- **Supplied data**
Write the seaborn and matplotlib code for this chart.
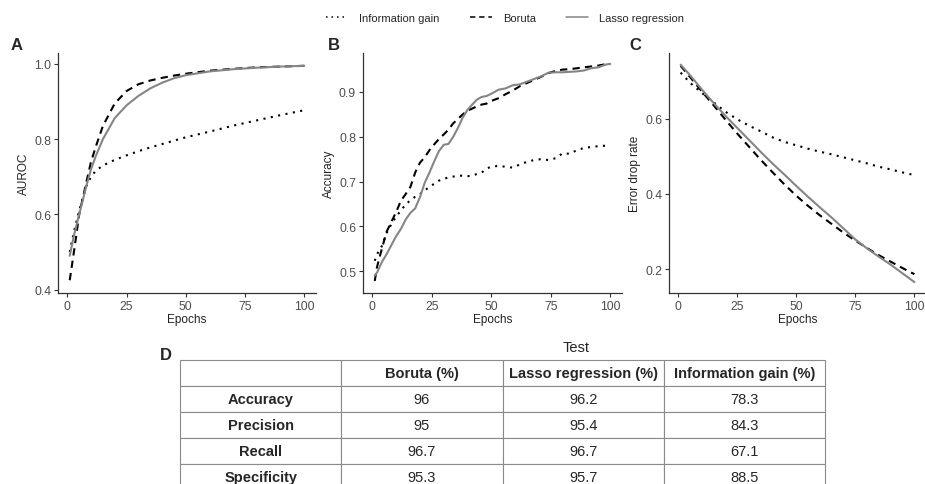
import pandas as pd
import seaborn as sns
import matplotlib.pyplot as plt
from matplotlib.lines import Line2D

# panel A: AUROC
epochs_a = [1, 3, 5, 8, 10, 12, 15, 20, 25, 30, 35, 40, 45, 50, 60, 70, 80, 90, 100]
auroc_info = [0.50, 0.56, 0.61, 0.675, 0.70, 0.716, 0.73, 0.745, 0.757, 0.768, 0.778,
              0.787, 0.796, 0.805, 0.82, 0.836, 0.85, 0.864, 0.877]
auroc_boruta = [0.425, 0.51, 0.60, 0.685, 0.74, 0.78, 0.835, 0.895, 0.928, 0.946, 0.956,
                0.963, 0.969, 0.974, 0.982, 0.987, 0.991, 0.993, 0.995]
auroc_lasso = [0.49, 0.55, 0.60, 0.675, 0.72, 0.755, 0.80, 0.856, 0.89, 0.915, 0.935,
               0.95, 0.962, 0.97, 0.98, 0.986, 0.99, 0.993, 0.995]

# panel B: accuracy
epochs_b = [1, 2, 4, 6, 8, 10, 12, 14, 16, 18, 20, 22, 24, 26, 28, 30, 32, 34, 36, 38, 40,
            42, 44, 46, 48, 50, 53, 56, 59, 62, 65, 68, 71, 74, 77, 80, 83, 86, 89, 92, 95, 98, 100]
acc_info = [0.523, 0.538, 0.556, 0.585, 0.605, 0.622, 0.635, 0.649, 0.658, 0.666, 0.672,
            0.68, 0.688, 0.695, 0.702, 0.706, 0.709, 0.711, 0.713, 0.713, 0.712, 0.713,
            0.717, 0.72, 0.729, 0.733, 0.735, 0.733, 0.731, 0.738, 0.744, 0.748, 0.75,
            0.748, 0.752, 0.763, 0.762, 0.77, 0.775, 0.777, 0.779, 0.78, 0.781]
acc_boruta = [0.478, 0.51, 0.55, 0.588, 0.61, 0.632, 0.657, 0.672, 0.688, 0.72, 0.742,
              0.754, 0.77, 0.783, 0.795, 0.805, 0.816, 0.83, 0.84, 0.85, 0.858, 0.863,
              0.868, 0.872, 0.874, 0.88, 0.886, 0.895, 0.903, 0.913, 0.92, 0.927, 0.934,
              0.942, 0.947, 0.95, 0.951, 0.953, 0.955, 0.957, 0.959, 0.962, 0.962]
acc_lasso = [0.49, 0.497, 0.52, 0.538, 0.558, 0.578, 0.594, 0.615, 0.63, 0.64, 0.665,
             0.697, 0.72, 0.745, 0.768, 0.782, 0.784, 0.80, 0.82, 0.843, 0.86, 0.872,
             0.883, 0.889, 0.891, 0.896, 0.905, 0.908, 0.915, 0.917, 0.923, 0.929, 0.935,
             0.943, 0.944, 0.944, 0.945, 0.946, 0.948, 0.953, 0.955, 0.961, 0.963]

# panel C: error drop rate
epochs_c = [1, 5, 10, 15, 20, 25, 30, 35, 40, 45, 50, 55, 60, 65, 70, 75, 80, 85, 90, 95, 100]
err_info = [0.722, 0.695, 0.668, 0.643, 0.618, 0.598, 0.581, 0.566, 0.55, 0.538, 0.529,
            0.52, 0.512, 0.505, 0.497, 0.489, 0.481, 0.472, 0.465, 0.457, 0.45]
err_boruta = [0.74, 0.71, 0.672, 0.635, 0.597, 0.56, 0.525, 0.49, 0.457, 0.425, 0.395,
              0.368, 0.343, 0.32, 0.297, 0.276, 0.256, 0.237, 0.22, 0.203, 0.187]
err_lasso = [0.743, 0.715, 0.677, 0.641, 0.607, 0.575, 0.543, 0.511, 0.48, 0.451, 0.421,
             0.392, 0.364, 0.337, 0.308, 0.279, 0.255, 0.233, 0.212, 0.189, 0.166]

# panel D: test table
table_cols = ["", "Boruta (%)", "Lasso regression (%)", "Information gain (%)"]
metrics = ["Accuracy", "Precision", "Recall", "Specificity"]
test_boruta = ["96", "95", "96.7", "95.3"]
test_lasso = ["96.2", "95.4", "96.7", "95.7"]
test_info = ["78.3", "84.3", "67.1", "88.5"]

methods = ["Information gain", "Boruta", "Lasso regression"]
styles = {
    "Information gain": dict(color="black", linestyle=(0, (1, 2.6)), lw=1.5),
    "Boruta": dict(color="black", linestyle=(0, (3.5, 2.5)), lw=1.5),
    "Lasso regression": dict(color="#858585", linestyle="-", lw=1.5),
}

sns.set_theme(style="ticks")
plt.rcParams["font.family"] = ["Liberation Sans", "DejaVu Sans"]
plt.rcParams["axes.edgecolor"] = "#333333"
plt.rcParams["xtick.color"] = "#333333"
plt.rcParams["ytick.color"] = "#333333"

fig = plt.figure(figsize=(9.25, 4.85), dpi=100)

panels = [
    ("A", [0.0627, 0.3938, 0.2789, 0.4948], epochs_a, [auroc_info, auroc_boruta, auroc_lasso],
     "AUROC", (0.391, 1.029), [0.4, 0.6, 0.8, 1.0], 0.011),
    ("B", [0.3924, 0.3938, 0.2800, 0.4948], epochs_b, [acc_info, acc_boruta, acc_lasso],
     "Accuracy", (0.451, 0.987), [0.5, 0.6, 0.7, 0.8, 0.9], 0.3546),
    ("C", [0.7232, 0.3938, 0.2780, 0.4948], epochs_c, [err_info, err_boruta, err_lasso],
     "Error drop rate", (0.137, 0.774), [0.2, 0.4, 0.6], 0.680),
]

for letter, pos, ep, series, ylab, ylim, yticks, lx in panels:
    ax = fig.add_axes(pos)
    for name, vals in zip(methods, series):
        df = pd.DataFrame({"Epochs": ep, ylab: vals})
        sns.lineplot(data=df, x="Epochs", y=ylab, ax=ax, **styles[name])
    ax.set_xlim(-3.95, 104.95)
    ax.set_ylim(*ylim)
    ax.set_xticks([0, 25, 50, 75, 100])
    ax.set_yticks(yticks)
    ax.set_yticklabels([f"{t:.1f}" for t in yticks])
    ax.tick_params(labelsize=8.8, labelcolor="#4d4d4d", length=3, width=0.8, pad=2)
    ax.set_xlabel("Epochs", fontsize=8.5, color="#222222", labelpad=1)
    ax.set_ylabel(ylab, fontsize=8.5, color="#222222", labelpad=3)
    for s in ["left", "bottom"]:
        ax.spines[s].set_linewidth(0.9)
    sns.despine(ax=ax)
    fig.text(lx, 1 - 50 / 485, letter, fontsize=12, fontweight="bold", va="baseline")

# shared legend on top
handles = [Line2D([], [], color=styles[m]["color"], linestyle=styles[m]["linestyle"], lw=1.1)
           for m in methods]
fig.legend(handles, methods, loc="center", bbox_to_anchor=(505 / 925, 1 - 19 / 485),
           ncol=3, frameon=False, fontsize=8, handlelength=2.0, handletextpad=1.0,
           columnspacing=2.7)

# table D
ax_t = fig.add_axes([180 / 925, 1 - 491 / 485, 645 / 925, 130 / 485])
ax_t.axis("off")
cells = [[m, b, l, i] for m, b, l, i in zip(metrics, test_boruta, test_lasso, test_info)]
tbl = ax_t.table(cellText=cells, colLabels=table_cols, cellLoc="center",
                 bbox=[0, 0, 1, 1], colWidths=[0.25, 0.25, 0.25, 0.25])
tbl.auto_set_font_size(False)
tbl.set_fontsize(10.5)
for (r, c), cell in tbl.get_celld().items():
    cell.set_edgecolor("#8a8a8a")
    cell.set_linewidth(0.8)
    if r == 0 or c == 0:
        cell.get_text().set_fontweight("bold")
fig.text(576 / 925, 1 - 348 / 485, "Test", fontsize=10.5, ha="center", va="center")
fig.text(0.173, 1 - 360 / 485, "D", fontsize=12, fontweight="bold", va="baseline")

fig.savefig("out.png", dpi=100)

- **Written instruction**
The lines from the start of the data through the line that contains "from matplotlib.lines import Line2D" are to be returned exactly, please, with both ends included and every picture left out.

- **Output of the task**
Write the seaborn and matplotlib code for this chart.
import pandas as pd
import seaborn as sns
import matplotlib.pyplot as plt
from matplotlib.lines import Line2D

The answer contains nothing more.